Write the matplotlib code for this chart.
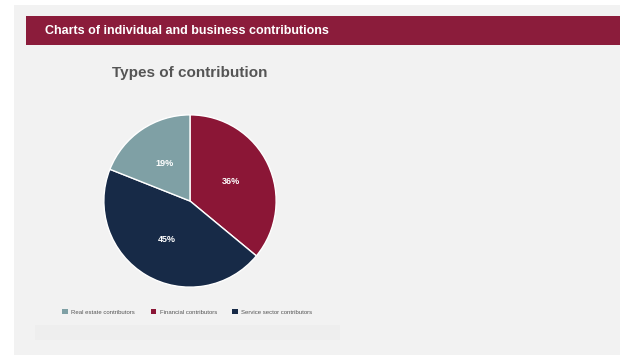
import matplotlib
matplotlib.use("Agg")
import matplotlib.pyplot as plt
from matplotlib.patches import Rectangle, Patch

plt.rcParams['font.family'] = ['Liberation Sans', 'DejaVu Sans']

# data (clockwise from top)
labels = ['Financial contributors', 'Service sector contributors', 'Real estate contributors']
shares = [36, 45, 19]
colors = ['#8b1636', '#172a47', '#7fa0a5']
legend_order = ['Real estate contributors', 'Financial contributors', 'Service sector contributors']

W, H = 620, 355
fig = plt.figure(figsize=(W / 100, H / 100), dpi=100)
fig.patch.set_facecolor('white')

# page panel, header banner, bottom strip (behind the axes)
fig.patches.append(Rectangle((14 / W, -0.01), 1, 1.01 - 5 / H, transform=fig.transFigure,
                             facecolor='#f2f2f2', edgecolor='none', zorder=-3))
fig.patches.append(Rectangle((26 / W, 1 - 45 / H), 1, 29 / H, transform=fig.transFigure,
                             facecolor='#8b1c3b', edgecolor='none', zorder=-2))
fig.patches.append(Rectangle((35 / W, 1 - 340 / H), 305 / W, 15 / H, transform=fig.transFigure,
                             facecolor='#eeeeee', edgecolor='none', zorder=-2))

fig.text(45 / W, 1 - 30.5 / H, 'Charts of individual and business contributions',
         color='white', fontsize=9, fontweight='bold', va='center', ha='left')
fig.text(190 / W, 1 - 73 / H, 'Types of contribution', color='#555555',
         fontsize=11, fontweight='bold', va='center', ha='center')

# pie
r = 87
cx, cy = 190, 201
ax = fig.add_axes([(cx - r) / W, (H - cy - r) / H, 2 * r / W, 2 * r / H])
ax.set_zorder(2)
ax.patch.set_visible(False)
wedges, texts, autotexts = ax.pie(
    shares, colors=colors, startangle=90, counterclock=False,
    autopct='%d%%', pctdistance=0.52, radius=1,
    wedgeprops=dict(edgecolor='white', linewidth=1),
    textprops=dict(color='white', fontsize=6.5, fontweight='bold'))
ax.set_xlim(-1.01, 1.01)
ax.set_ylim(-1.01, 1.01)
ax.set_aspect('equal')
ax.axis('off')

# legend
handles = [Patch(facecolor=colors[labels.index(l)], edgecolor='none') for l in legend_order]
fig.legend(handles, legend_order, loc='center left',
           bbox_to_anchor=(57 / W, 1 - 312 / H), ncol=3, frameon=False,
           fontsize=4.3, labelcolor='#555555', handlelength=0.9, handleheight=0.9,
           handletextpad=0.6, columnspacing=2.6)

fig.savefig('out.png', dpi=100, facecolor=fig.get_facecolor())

# # # #

▶ Goal
Everything from the first line to the line with "plt.rcParams['font.family'] = ['Liberation" must be repeated exactly, and nothing else. Leave the pictures out.

▶ Expected output
Write the matplotlib code for this chart.
import matplotlib
matplotlib.use("Agg")
import matplotlib.pyplot as plt
from matplotlib.patches import Rectangle, Patch

plt.rcParams['font.family'] = ['Liberation Sans', 'DejaVu Sans']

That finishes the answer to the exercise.